As a final note, the reason we give the user the choice if low-pass filtering is required for downsampling, is that we also have :func:`syncopy.preprocessing`. So if proper filtering was done *before*, there is no need to filter again.
Resampling
----------
What happens if our new sampling frequency happens to *not* be an integer multiple of the old sampling frequency? In this case the standard method is often called *up-fir-down*, which is an abbreviation for upsampling, FIR filtering and downsampling. So it is a three step process, where up- and downsampling are actually both done by integer factors :math:`up` and :math:`down`. The FIR filter is again an implicit anti-aliasing filter, acting on the upsampled signal. The numerical cost of this algorithm critically depends on the sampling factors, which must fulfill:
.. math::
f_{resample} = \frac{up}{down} f_{sample}
These numbers directly depend on the greatest common divisor :math:`gcd` between :math:`f_{sample}` and :math:`f_{resample}`. So we can also write :math:`up = \frac{f_{resample}}{gcd}` and :math:`down = \frac{f_{sample}}{gcd}`. Suppose we want to resample our original signal from 5kHz to 1200Hz: we have :math:`gcd = 200` and it follows that :math:`up = 6` and :math:`down = 25` , which isn't to bad and we call :func:`syncopy.resampledata` with ``method='resample'``::
rs_adata = spy.resampledata(adata, method='resample', resamplefs=1200)
rs_spec = spy.freqanalysis(rs_adata, keeptrials=False)

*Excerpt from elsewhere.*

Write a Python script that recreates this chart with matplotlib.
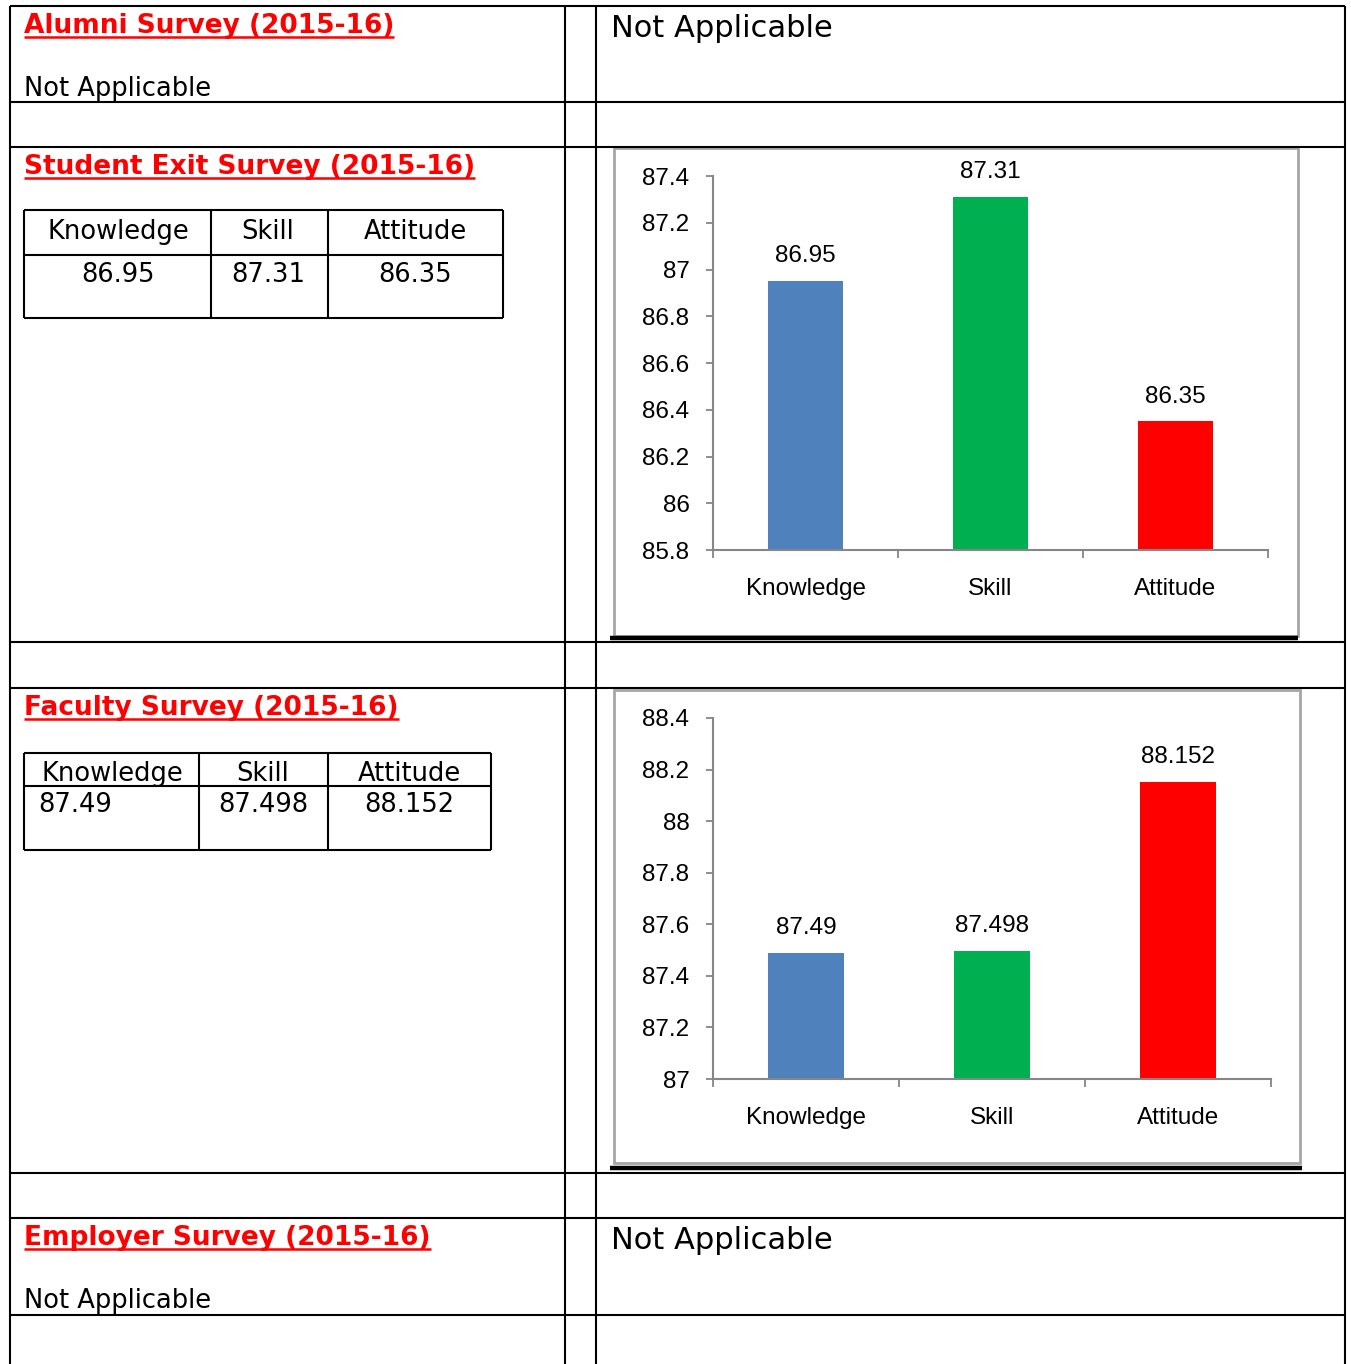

rs_spec.singlepanelplot(channel=0)
.. image:: res_rs_spec.png
This time we did not get a spurious additional peak, as for resampling the FIR step acts as an implicit anti-alias filter getting automatically rid of any aliases. We could again increase the sharpness towards the new Nyquist frequency of 600Hz by increasing the order, but we'll leave that to the interested reader.
Under the hood, Syncopy leverages the efficient polyphase method from `SciPy's reference implementation `_, but we use our own windowed sinc as it provides a sharper roll-off compared to SciPy's default FIR filter.
.. note::
If the :math:`gcd` is quite small, the up- and downsampling factors can get huge. As the anti-aliasing FIR filter acts on the upsampled signal, the default filter order can get insufficient and aliases start to reappear. In these cases manually setting a higher order is crucial. As an exercise, try resampling to :math:`f_{resample} = 1202Hz`, and see for yourself!